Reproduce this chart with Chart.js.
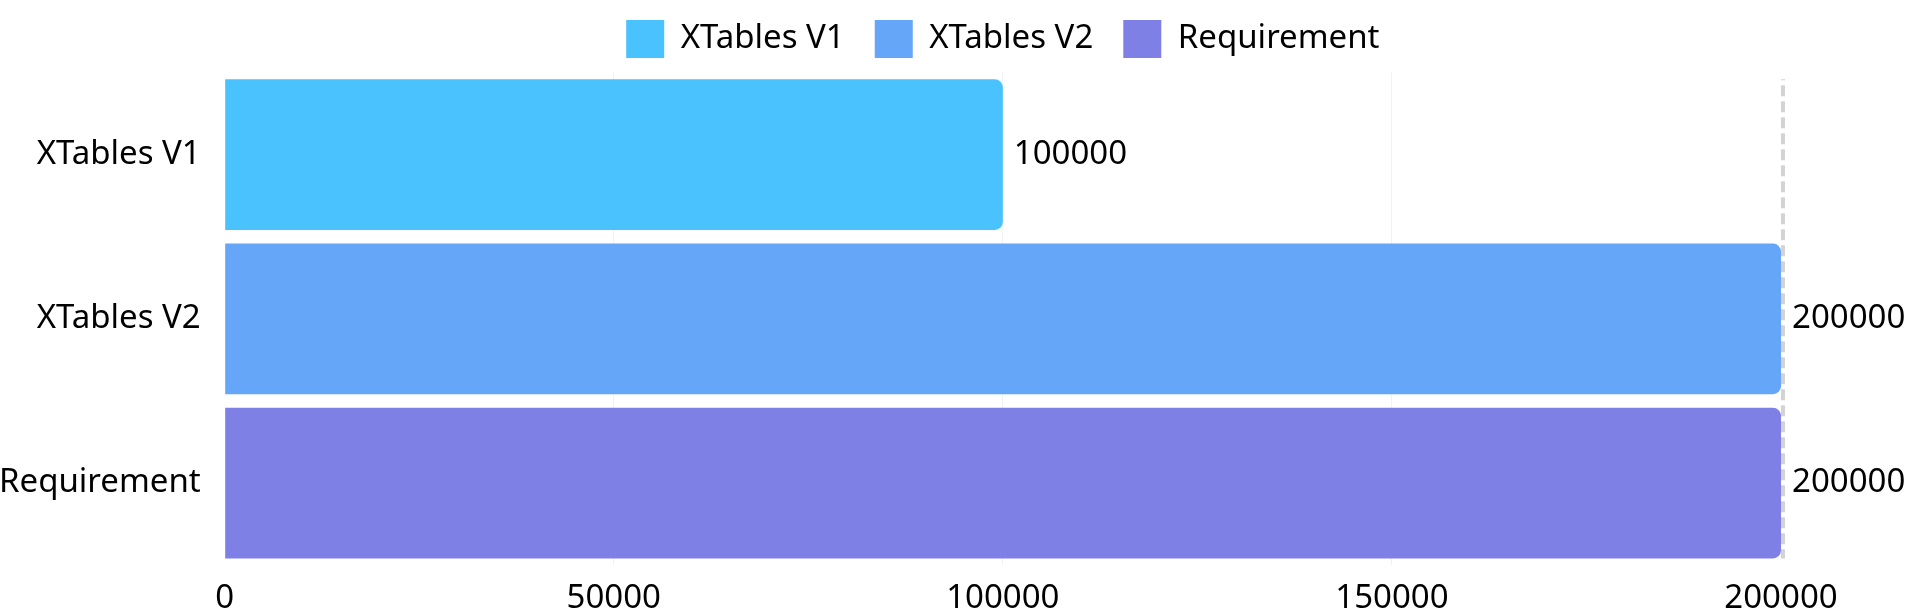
<!DOCTYPE html>
<html>
<head>
<meta charset="utf-8">
<script src="https://cdn.jsdelivr.net/npm/chart.js@4/dist/chart.umd.min.js"></script>
<style>
  html, body { margin: 0; padding: 0; background: #ffffff; }
  #wrap { width: 1920px; height: 609px; }
</style>
</head>
<body>
<div id="wrap"><canvas id="myChart"></canvas></div>
<script>
"use strict";

// chart data
var categories = ['XTables V1', 'XTables V2', 'Requirement'];
var v1_values = [100000, null, null];
var v2_values = [null, 200000, null];
var requirement_values = [null, null, 200000];
var requirement_line = 200000;
var x_ticks = [0, 50000, 100000, 150000, 200000];

var colors = ['#49C2FE', '#65A6F9', '#7F80E6'];
var font_family = '"Noto Sans", "Open Sans", sans-serif';
var font_size = 33;

// Writes the value on the right of every bar
var valueLabels = {
    id: 'valueLabels',
    afterDatasetsDraw: function(chart) {
        var ctx = chart.ctx;
        ctx.save();
        ctx.font = font_size + 'px ' + font_family;
        ctx.fillStyle = '#000000';
        ctx.textAlign = 'left';
        ctx.textBaseline = 'middle';
        chart.data.datasets.forEach(function(ds, i) {
            var meta = chart.getDatasetMeta(i);
            meta.data.forEach(function(bar, j) {
                var v = ds.data[j];
                if (v === null || v === undefined) return;
                ctx.fillText(String(v), bar.x + 11, bar.y);
            });
        });
        ctx.restore();
    }
};

// Dashed line at the requirement value, from the first bar top to the last bar bottom
var requirementLine = {
    id: 'requirementLine',
    beforeDatasetsDraw: function(chart) {
        var ctx = chart.ctx;
        var first = chart.getDatasetMeta(0).data[0];
        var last = chart.getDatasetMeta(2).data[2];
        var top = first.y - first.height / 2;
        var bottom = last.y + last.height / 2;
        var x = chart.scales.x.getPixelForValue(requirement_line) + 2;
        ctx.save();
        ctx.strokeStyle = '#d3d3d3';
        ctx.lineWidth = 4;
        ctx.setLineDash([11, 5]);
        ctx.lineDashOffset = 10;
        ctx.beginPath();
        ctx.moveTo(x, top);
        ctx.lineTo(x, bottom);
        ctx.stroke();
        ctx.restore();
    }
};

// a bit more room under the legend
var legendSpace = {
    id: 'legendSpace',
    afterInit: function(chart) {
        var legend = chart.legend;
        if (!legend) return;
        var fit = legend.fit;
        legend.fit = function() {
            fit.call(this);
            this.height += 4.5;
        };
    }
};

var ctx = document.getElementById('myChart');
var chart = new Chart(ctx, {
    type: 'bar',
    data: {
        labels: categories,
        datasets: [{
            label: 'XTables V1',
            data: v1_values,
            backgroundColor: colors[0]
        }, {
            label: 'XTables V2',
            data: v2_values,
            backgroundColor: colors[1]
        }, {
            label: 'Requirement',
            data: requirement_values,
            backgroundColor: colors[2]
        }]
    },
    options: {
        indexAxis: 'y',
        responsive: true,
        maintainAspectRatio: false,
        animation: false,
        barPercentage: 0.917,
        categoryPercentage: 1,
        borderRadius: 8,
        borderSkipped: 'start',
        layout: {
            padding: { top: -10, right: 139, bottom: -25, left: -25 }
        },
        plugins: {
            tooltip: { enabled: false },
            legend: {
                position: 'top',
                fullSize: false,
                labels: {
                    boxWidth: 38,
                    boxHeight: 38,
                    padding: 30,
                    color: '#000000',
                    font: { family: font_family, size: font_size }
                }
            }
        },
        scales: {
            x: {
                stacked: true,
                min: 0,
                max: 200000,
                afterBuildTicks: function(scale) {
                    scale.ticks = x_ticks.map(function(v) { return { value: v }; });
                },
                border: { display: false },
                grid: {
                    drawTicks: false,
                    color: function(c) {
                        if (c.tick && (c.tick.value === 0 || c.tick.value === requirement_line)) {
                            return 'rgba(0,0,0,0)';
                        }
                        return '#f2f2f2';
                    }
                },
                ticks: {
                    padding: 14,
                    color: '#000000',
                    maxRotation: 0,
                    font: { family: font_family, size: font_size },
                    callback: function(value) { return String(value); }
                }
            },
            y: {
                stacked: true,
                border: { display: false },
                grid: { display: false, drawTicks: false },
                ticks: {
                    padding: 24,
                    color: '#000000',
                    font: { family: font_family, size: font_size }
                }
            }
        }
    },
    plugins: [requirementLine, valueLabels, legendSpace]
});
</script>
</body>
</html>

★ ★ ★

• _Written problem_: Determine how many lines contain the word "this" and reply with that number alone.

• _Written reply_: 3